Archive for April 2, 2014

What Is Today’s Significance of the Story of Abraham’s Conflict with Nimrod?

Pyramid of Desires

The Pyramid of Desires
The top of the pyramid is also the part that governs it,
and hence the part that has free choice in how to do it,
and the responsibility to do it right.

Mesopotamia, the Cradle of Civilization, was also the birthplace of Abraham, the harbinger of Kabbalah. The conflict between Abraham and Nimrod, ruler of Babylon, stands for much more than a conflict between a ruler and a defiant subject. It is a conflict of perceptions. To Nimrod, reality is a “federation” of forces that he must please, serve, and appease by sacrifice. To Abraham, there is only one force, and worshiping it means living by its law—the law of giving, as simple and as straightforward as that. Considering this contrast of views, it is no wonder that Nimrod had to either destroy Abraham or expel him.

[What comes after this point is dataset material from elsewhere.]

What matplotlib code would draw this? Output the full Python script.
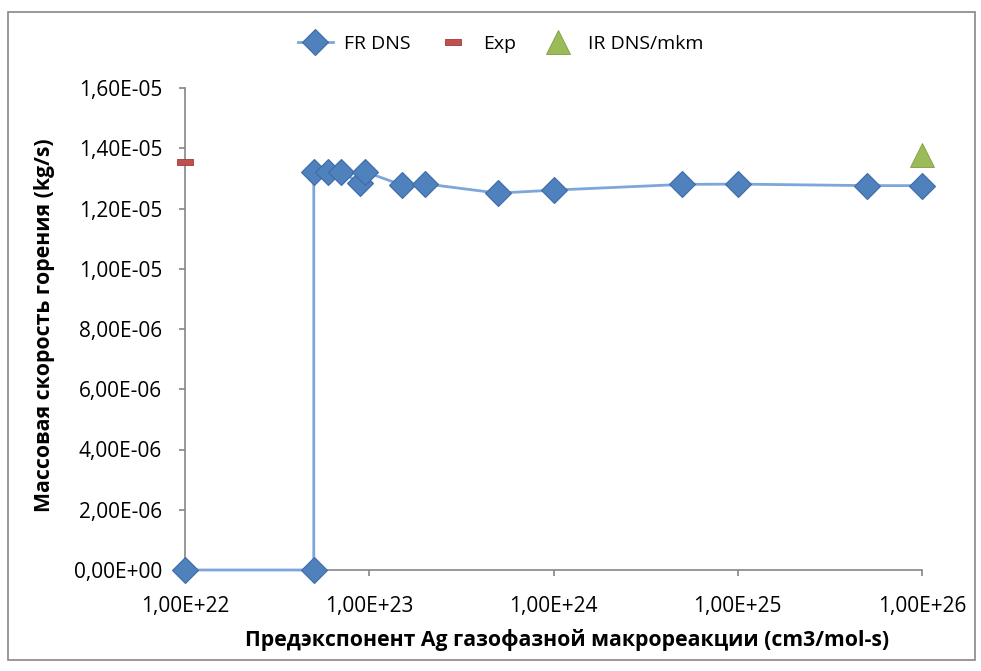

But Abraham’s departure from Babylon did not quiet the polis. The trends that had prompted Abraham’s search for life’s secret continued to intensify and to spread through the bustling city, fueled by the same forces that power the process of evolution. Yet, in Babylon, these trends began to manifest a conduct that is uniquely human—egoism.

Baal HaSulam explains that egoism is a natural trait for humans. He declares that it is human nature, and that Kabbalah offers a way to turn its evident detrimental consequences into positive ones. In “Peace in the World,” he writes, “In simple words we shall say, that the nature of each and every person is to exploit the lives of all other people in the world for his own benefit. And all that he gives to another is only out of necessity; and even then there is exploitation of others in it, but it is done cunningly, so that his neighbor will not notice it and concede willingly.”

 

The Need to Learn How to Govern & Nurture the Pyramid of Desires

But before we delve into the solution that Kabbalah offers to human egoism, we need to understand how the desire to receive, initially created by the desire to give—the Creator—has become egoism. “The reason for it,” continues Ashlag, “is that … man’s soul [desire] extends from the Creator, who is one and unique. … Hence, man, too … feels that all the people in the world should be under his governance,” just as the whole of nature is governed by the law of bestowal, the Creator.